Thanks, going to try now


----------



## Cycleops (6 May 2019)

Remember, the left pedal spindle is *reverse* threaded. Turn it *clockwise* to remove the pedal when facing the *crank arm*. The right side is normal, so turn it anti-*clockwise* to loosen it.


----------



## swee'pea99 (6 May 2019)

Cycleops said:


> Remember, the left pedal spindle is *reverse* threaded. Turn it *clockwise* to remove the pedal when facing the *crank arm*. The right side is normal, so turn it anti-*clockwise* to loosen it.

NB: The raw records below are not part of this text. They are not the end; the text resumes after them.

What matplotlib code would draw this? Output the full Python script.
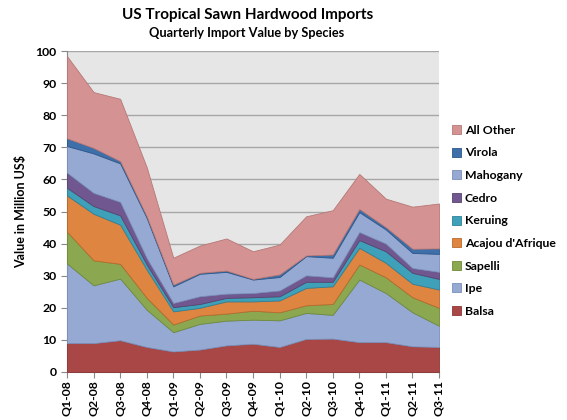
import matplotlib
matplotlib.use("Agg")
import matplotlib.pyplot as plt
import numpy as np

plt.rcParams['font.family'] = ['Lato', 'DejaVu Sans']
plt.rcParams['font.weight'] = 'bold'

quarters = ["Q1-08", "Q2-08", "Q3-08", "Q4-08", "Q1-09", "Q2-09", "Q3-09", "Q4-09",
            "Q1-10", "Q2-10", "Q3-10", "Q4-10", "Q1-11", "Q2-11", "Q3-11"]

balsa = [9.0, 9.0, 9.9, 7.8, 6.4, 7.0, 8.3, 8.8, 7.8, 10.3, 10.4, 9.3, 9.3, 8.0, 7.8]
ipe = [24.8, 18.0, 19.2, 11.6, 6.0, 8.0, 7.7, 7.5, 8.3, 8.1, 7.4, 19.5, 15.3, 10.6, 6.6]
sapelli = [9.9, 7.8, 4.6, 3.7, 2.4, 2.6, 2.2, 2.8, 2.5, 2.4, 3.4, 4.7, 4.9, 4.7, 5.6]
acajou = [11.3, 14.5, 12.2, 8.8, 4.1, 2.4, 3.8, 2.9, 3.7, 5.4, 5.5, 5.2, 4.5, 4.2, 5.7]
keruing = [2.4, 2.4, 2.9, 1.6, 1.3, 1.2, 1.1, 1.3, 1.3, 1.9, 1.4, 2.4, 3.6, 3.4, 3.3]
cedro = [4.7, 4.1, 4.2, 2.0, 1.3, 2.4, 1.3, 1.3, 1.8, 2.0, 1.4, 2.5, 2.4, 1.5, 2.2]
mahogany = [8.3, 12.3, 12.0, 12.5, 5.2, 7.0, 6.8, 4.2, 4.2, 6.0, 6.1, 6.2, 4.4, 4.7, 5.6]
virola = [2.4, 1.7, 0.7, 0.5, 0.5, 0.3, 0.4, 0.2, 0.8, 0.2, 1.0, 1.0, 0.7, 1.3, 1.7]
all_other = [25.6, 17.4, 19.4, 15.3, 8.4, 8.5, 10.0, 8.6, 9.3, 12.2, 13.8, 10.9, 8.9, 13.1, 14.0]

species = ["Balsa", "Ipe", "Sapelli", "Acajou d'Afrique", "Keruing", "Cedro",
           "Mahogany", "Virola", "All Other"]
series = [balsa, ipe, sapelli, acajou, keruing, cedro, mahogany, virola, all_other]
colors = ["#A84745", "#95A9D2", "#8BA74F", "#DE8641", "#3FA0B9", "#71578F",
          "#95A9D2", "#3D6FAA", "#D49392"]
edges = ["#8C3735", "#7A8FBA", "#6F8A3A", "#B86A2E", "#2F8199", "#584370",
         "#7A8FBA", "#2C5688", "#B57877"]

fig = plt.figure(figsize=(5.67, 4.2), dpi=100)
ax = fig.add_axes([67 / 567, 48 / 420, 372 / 567, 321 / 420])
ax.set_facecolor("#E6E6E6")

x = np.arange(len(quarters))
polys = ax.stackplot(x, *series, colors=colors, labels=species, zorder=3)
for p, ec in zip(polys, edges):
    p.set_edgecolor(ec)
    p.set_linewidth(0.6)

ax.set_xlim(0, len(quarters) - 1)
ax.set_ylim(0, 100)
ax.set_yticks(range(0, 101, 10))
ax.yaxis.grid(True, color="#A6A6A6", linewidth=1.0, zorder=1)
ax.set_axisbelow(True)
ax.set_xticks(x)
ax.set_xticklabels(quarters, rotation=90, fontsize=8.8, fontweight="bold")
for lab in ax.get_yticklabels():
    lab.set_fontsize(8.8)
    lab.set_fontweight("bold")
ax.tick_params(axis="both", direction="out", length=4, color="#888888", width=0.8)
ax.tick_params(axis="x", pad=2)
for s in ["top", "right"]:
    ax.spines[s].set_visible(False)
for s in ["left", "bottom"]:
    ax.spines[s].set_color("#888888")
    ax.spines[s].set_linewidth(0.8)

ax.set_ylabel("Value in Million US$", fontsize=9, fontweight="bold", labelpad=6)

fig.text(248 / 567, 1 - 15 / 420, "US Tropical Sawn Hardwood Imports",
         ha="center", va="center", fontsize=11, fontweight="bold")
fig.text(247 / 567, 1 - 33 / 420, "Quarterly Import Value by Species",
         ha="center", va="center", fontsize=9.2, fontweight="bold")

handles, labels = ax.get_legend_handles_labels()
leg = fig.legend(handles[::-1], labels[::-1], loc="upper left",
                 bbox_to_anchor=(447 / 567, 1 - 120 / 420), frameon=False,
                 fontsize=8.8, handlelength=0.75, handleheight=0.75,
                 handletextpad=0.3, labelspacing=0.95, borderaxespad=0)
for t in leg.get_texts():
    t.set_fontweight("bold")

fig.savefig("out.png", dpi=100)
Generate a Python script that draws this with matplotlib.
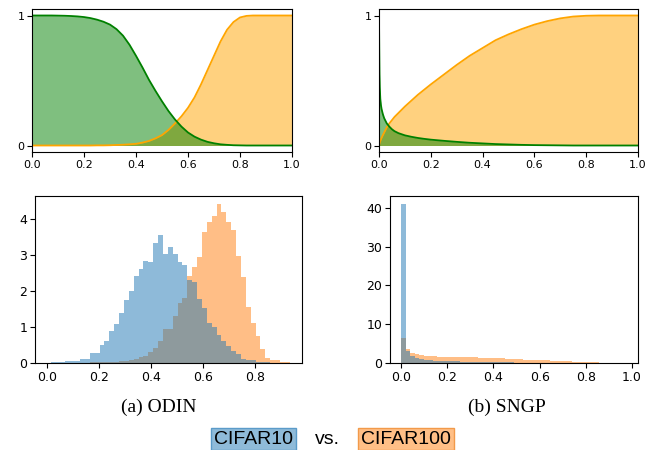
import numpy as np
import matplotlib
matplotlib.use("Agg")
import matplotlib.pyplot as plt

# ---------------- data ----------------
# Top-left (ODIN) curves
odin_x = [0.0, 0.025, 0.05, 0.075, 0.1, 0.125, 0.15, 0.175, 0.2, 0.225, 0.25,
          0.275, 0.3, 0.325, 0.35, 0.375, 0.4, 0.425, 0.45, 0.475, 0.5, 0.525,
          0.55, 0.575, 0.6, 0.625, 0.65, 0.675, 0.7, 0.725, 0.75, 0.775, 0.8,
          0.825, 0.85, 0.9, 0.95, 1.0]
odin_green = [1.0, 1.0, 1.0, 1.0, 0.999, 0.998, 0.996, 0.993, 0.988, 0.98, 0.968,
              0.952, 0.93, 0.895, 0.845, 0.775, 0.69, 0.6, 0.505, 0.42, 0.34, 0.265,
              0.2, 0.145, 0.1, 0.068, 0.045, 0.028, 0.017, 0.009, 0.005, 0.002, 0.001,
              0.0, 0.0, 0.0, 0.0, 0.0]
odin_orange = [0.0, 0.0, 0.0, 0.0, 0.0, 0.0, 0.0, 0.0, 0.0, 0.0, 0.001,
               0.001, 0.002, 0.004, 0.006, 0.009, 0.013, 0.022, 0.035, 0.055, 0.08, 0.12,
               0.17, 0.225, 0.29, 0.37, 0.47, 0.58, 0.69, 0.8, 0.89, 0.95, 0.985,
               0.997, 1.0, 1.0, 1.0, 1.0]

# Top-right (SNGP) curves
sngp_x = [0.0, 0.001, 0.002, 0.003, 0.005, 0.0075, 0.01, 0.015, 0.02, 0.025, 0.03,
          0.04, 0.05, 0.06, 0.075, 0.1, 0.125, 0.15, 0.175, 0.2, 0.25, 0.3, 0.35,
          0.4, 0.45, 0.5, 0.55, 0.6, 0.65, 0.7, 0.75, 0.8, 0.85, 0.9, 0.95, 1.0]
sngp_green = [1.0, 0.75, 0.55, 0.45, 0.36, 0.31, 0.28, 0.24, 0.21, 0.19, 0.17,
              0.145, 0.125, 0.11, 0.095, 0.078, 0.067, 0.058, 0.051, 0.045, 0.036, 0.028,
              0.021, 0.016, 0.011, 0.008, 0.005, 0.003, 0.002, 0.001, 0.0, 0.0, 0.0,
              0.0, 0.0, 0.0]
sngp_orange = [0.0, 0.008, 0.015, 0.022, 0.035, 0.048, 0.06, 0.08, 0.1, 0.12, 0.14,
               0.17, 0.195, 0.22, 0.25, 0.3, 0.345, 0.39, 0.43, 0.47, 0.545, 0.62,
               0.69, 0.75, 0.81, 0.855, 0.895, 0.93, 0.957, 0.978, 0.992, 0.998, 1.0,
               1.0, 1.0, 1.0]

# Bottom-left (ODIN) histograms: density per bin
odin_bin_start = 0.0136
odin_bin_width = 0.0188
odin_cifar10 = [0.02, 0.03, 0.04, 0.05, 0.06, 0.06, 0.1, 0.12, 0.28, 0.28,
                0.5, 0.6, 0.88, 1.07, 1.4, 1.74, 1.99, 2.4, 2.6, 2.83,
                2.81, 3.32, 3.55, 3.03, 3.22, 3.02, 2.79, 2.71, 2.31, 2.25,
                1.77, 1.52, 1.12, 1.0, 0.77, 0.61, 0.47, 0.33, 0.24, 0.12,
                0.09, 0.07, 0.04, 0.03, 0.02, 0.01, 0.0, 0.0, 0.0, 0.0]
odin_cifar100 = [0.0, 0.0, 0.0, 0.0, 0.0, 0.005, 0.01, 0.01, 0.015, 0.015,
                 0.02, 0.02, 0.03, 0.04, 0.05, 0.05, 0.08, 0.12, 0.18, 0.2,
                 0.3, 0.42, 0.6, 0.93, 0.93, 1.29, 1.66, 1.81, 2.42, 2.67,
                 2.94, 3.62, 3.92, 4.08, 4.41, 4.2, 3.92, 3.69, 2.97, 2.39,
                 1.54, 1.12, 0.75, 0.38, 0.15, 0.07, 0.07, 0.03, 0.03, 0.01]

# Bottom-right (SNGP) histograms
sngp_bin_start = 0.0
sngp_bin_width = 0.0195
sngp_cifar10 = [41.0, 3.2, 1.8, 1.3, 1.0, 0.8, 0.7, 0.6, 0.55, 0.5,
                0.45, 0.42, 0.4, 0.38, 0.35, 0.32, 0.3, 0.28, 0.26, 0.24,
                0.22, 0.2, 0.18, 0.16, 0.14, 0.12, 0.1, 0.09, 0.08, 0.07,
                0.06, 0.05, 0.04, 0.035, 0.03, 0.025, 0.02, 0.015, 0.01, 0.01,
                0.005, 0.005, 0.005, 0.005, 0.005, 0.005, 0.005, 0.005, 0.005, 0.005]
sngp_cifar100 = [6.4, 3.5, 2.6, 2.3, 2.1, 1.9, 1.8, 1.7, 1.65, 1.6,
                 1.55, 1.6, 1.65, 1.6, 1.5, 1.5, 1.45, 1.4, 1.35, 1.3,
                 1.35, 1.3, 1.2, 1.15, 1.1, 1.0, 0.95, 0.9, 0.85, 0.8,
                 0.8, 0.75, 0.7, 0.6, 0.55, 0.5, 0.45, 0.4, 0.35, 0.3,
                 0.25, 0.2, 0.18, 0.15, 0.12, 0.1, 0.08, 0.06, 0.04, 0.02]

captions = ["(a) ODIN", "(b) SNGP"]
legend_labels = ["CIFAR10", "vs.", "CIFAR100"]

# ---------------- figure ----------------
W, H = 655, 450
fig = plt.figure(figsize=(W / 100, H / 100), dpi=100)


def rect(l, t, r, b):
    return [l / W, 1 - b / H, (r - l) / W, (b - t) / H]


ax_tl = fig.add_axes(rect(32, 9, 292, 152))
ax_tr = fig.add_axes(rect(379, 9, 638, 152))
ax_bl = fig.add_axes(rect(35, 196, 302, 363))
ax_br = fig.add_axes(rect(390, 196, 638, 363))


def curves(ax, x, g, o):
    ax.fill_between(x, o, color="orange", alpha=0.5, linewidth=0)
    ax.fill_between(x, g, color="green", alpha=0.5, linewidth=0)
    ax.plot(x, o, color="orange", lw=1.3)
    ax.plot(x, g, color="green", lw=1.3)
    ax.set_xlim(0, 1)
    ax.set_ylim(-0.05, 1.05)
    ax.set_yticks([0, 1])
    ax.set_xticks([0, 0.2, 0.4, 0.6, 0.8, 1.0])
    ax.tick_params(labelsize=8, length=3.5, pad=2)


curves(ax_tl, odin_x, odin_green, odin_orange)
curves(ax_tr, sngp_x, sngp_green, sngp_orange)


def hists(ax, start, width, h10, h100):
    n = len(h10)
    edges = start + width * np.arange(n + 1)
    centers = 0.5 * (edges[:-1] + edges[1:])
    ax.hist(centers, bins=edges, weights=h100, color="tab:orange", alpha=0.5)
    ax.hist(centers, bins=edges, weights=h10, color="tab:blue", alpha=0.5)
    ax.tick_params(labelsize=9, length=3.5, pad=2)


hists(ax_bl, odin_bin_start, odin_bin_width, odin_cifar10, odin_cifar100)
ax_bl.set_xlim(-0.047, 0.982)
ax_bl.set_xticks([0.0, 0.2, 0.4, 0.6, 0.8])
ax_bl.set_yticks([0, 1, 2, 3, 4])

hists(ax_br, sngp_bin_start, sngp_bin_width, sngp_cifar10, sngp_cifar100)
ax_br.set_xlim(-0.048, 1.026)
ax_br.set_xticks([0.0, 0.2, 0.4, 0.6, 0.8, 1.0])
ax_br.set_yticks([0, 10, 20, 30, 40])

serif = ["Liberation Serif", "DejaVu Serif"]
fig.text(159 / W, 1 - 407 / H, captions[0], ha="center", va="center",
         family=serif, fontsize=14)
fig.text(507 / W, 1 - 407 / H, captions[1], ha="center", va="center",
         family=serif, fontsize=14)

sans = ["Liberation Sans", "DejaVu Sans"]
y_leg = 1 - 439 / H
fig.text(253.5 / W, y_leg, legend_labels[0], ha="center", va="center",
         family=sans, fontsize=14,
         bbox=dict(boxstyle="square,pad=0.15", fc="#8fbbd9", ec="#5b9bc9", lw=1))
fig.text(327 / W, y_leg, legend_labels[1], ha="center", va="center",
         family=sans, fontsize=14)
fig.text(406 / W, y_leg, legend_labels[2], ha="center", va="center",
         family=sans, fontsize=14,
         bbox=dict(boxstyle="square,pad=0.15", fc="#ffbf86", ec="#f29a4a", lw=1))

fig.savefig("out.png", dpi=100)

"Right is right, left is wrong."


----------



## midlife (6 May 2019)

Are you taking the pedals or the cranks off?


----------



## mickle (6 May 2019)

To remove the pedals from the cranks simply unscrew them from the crank using a 15mm (probably) spanner. The right pedal unscrews in an anti-clockwise direction, the left side pedal unscrews in a clockwise direction. They are likely to be very tight.

However removing only the pedals will leave the cranks attached to the bike - and they pose an injury risk if the rider gets her feet caught up with them. So you'll want to remove the cranks.

To remove the cranks you'll need to prise off the plastic cap to access the 14mm (probably) nut which holds the crank to the BB axle. AND - since the cranks are a tight friction fit to the axle you'll need a crank extractor to draw them off. Bike shops sell them.

(nb. You wont need to remove the pedals from the cranks if you're taking the cranks off)

However, removing the cranks from the BB axle will leave the exposed ends of the BB axle threads - which pose an even greater risk to the rider. Also you now have a bike chain dragging on the ground. So you'll need to purchase a chain rivet extractor to remove the chain AND all the (specific) tools necessary to remove your (particular) BB.

At which point you've probably spent £60 on bike specific tools and three hours watching YouTube videos to find out how to use them.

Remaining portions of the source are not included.